Run a knife along the edges of the cake to loosen it and invert onto a plate. Flip the cake right-side up onto a cutting board and cut into quarters. Cut each quarter crosswise, not into wedges but into 2-inch wide strips and cut each strip crosswise into scant 1/4-inch-thick slices.
When ready to serve, coat a frying pan with oil and heat over medium until hot. Dip each slice into the egg and pan-fry in batches, cooking each side until golden-brown, about 2 to 3 minutes. Serve immediately.
Pat’s notes:
Nian gao is usually served over the course of the 15 days of the new year celebrations when family and friends come to visit. You can wrap it up in plastic and refrigerate for this time, if it lasts that long!

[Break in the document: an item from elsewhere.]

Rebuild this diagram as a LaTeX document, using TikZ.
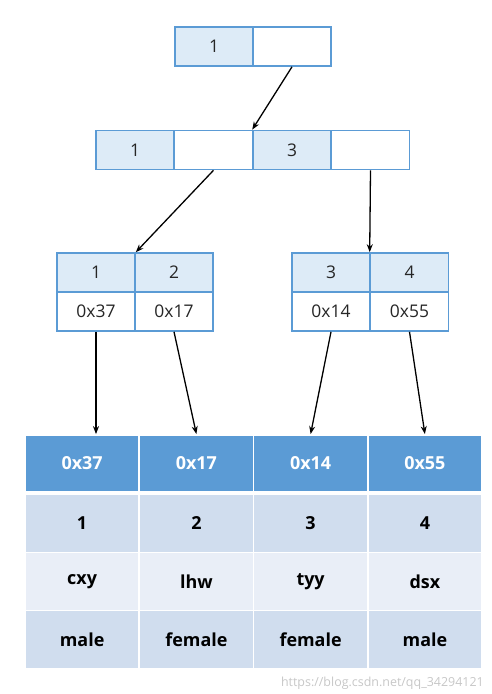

As grandma always says, please share!
Wow, Pat! You are going to have one busy February — major holidays AND a baby! I hope someone is making YOU a cake to celebrate all those wonderful things. 😉
ooh, my NaiNai would make Nian Gao, but she would include pieces of black bean. I love how it tastes when fried. I may have to make some this New Year!
I miss the kue keranjang with gula Jawa.
Congrats on the baby and happy new year! I remember growing up and having Nian Gao but we always had the savory kind. My mom would stir fry it with meat, bean sprouts and bok choy. I don’t think I’ve ever had this sweet type before but it looks delicious!
I love CNY to bits, and of course take our nien gao for granted. I can’t imagine making them because there is so many superstitions surrounding its making, and we kids were kept out of the kitchen in case we said the wrong things.
We slice the nien gao, and steam them till they are soft and gooey. Then, we twirl the hot gooey cake with chopsticks, and smother them in grated coconut. It’s my favourite way of eating nien gao, and brings back memories of my four siblings and I surrounding a plate of hot nien gao, and eating as fast as we could before it cools down and hardens.
Pat, once again I just want to thank you because your cookbook is awesome. I just made the black-bean steamed fish. It was my first time using salted black beans and making them into a paste/sauce from scratch. So tasty and so easy. I used Cod and added shaoxing, ginger slices, and chicken stock to the steaming liquid. We served it with some some sauteed baby bok choi and rice. Thanks again and I can’t wait for your next book.
Hi Pat,
Just checking in to see how you are and the new baby. Pictures in the next post are highly anticipated. 🙂
Leah
My mom purchases one (hehe) from a vegetarian restaurant every year. I love the ‘mochi mochi’ texture of this sweet delight.
Happy Lunar New Year!
I hope you had a wonderful new year! Chewing on mochi is like chewing on clouds. Love it!
Pat
Good job I love ur blog and so happy that you are doing this and also the recipes are very interesting and all things that I have been wanting to try!! Keep it up and I will keep reading!!! Happy Chinese new year!!
Love
Ivy
Thank you, Ivy! I hope my new blog will still hold your interest and keep you coming back for more. Cheers, Pat
You made me smile with “my dad has always insisted we are NOT Chinese” My husband is Chinese-Indonesian and says the same thing, yet his name is still Chinese and he still celebrates Chinese new Year. Thanks for the recipe, I am going to try and make it this weekend for my husband. Best wishes with your new baby.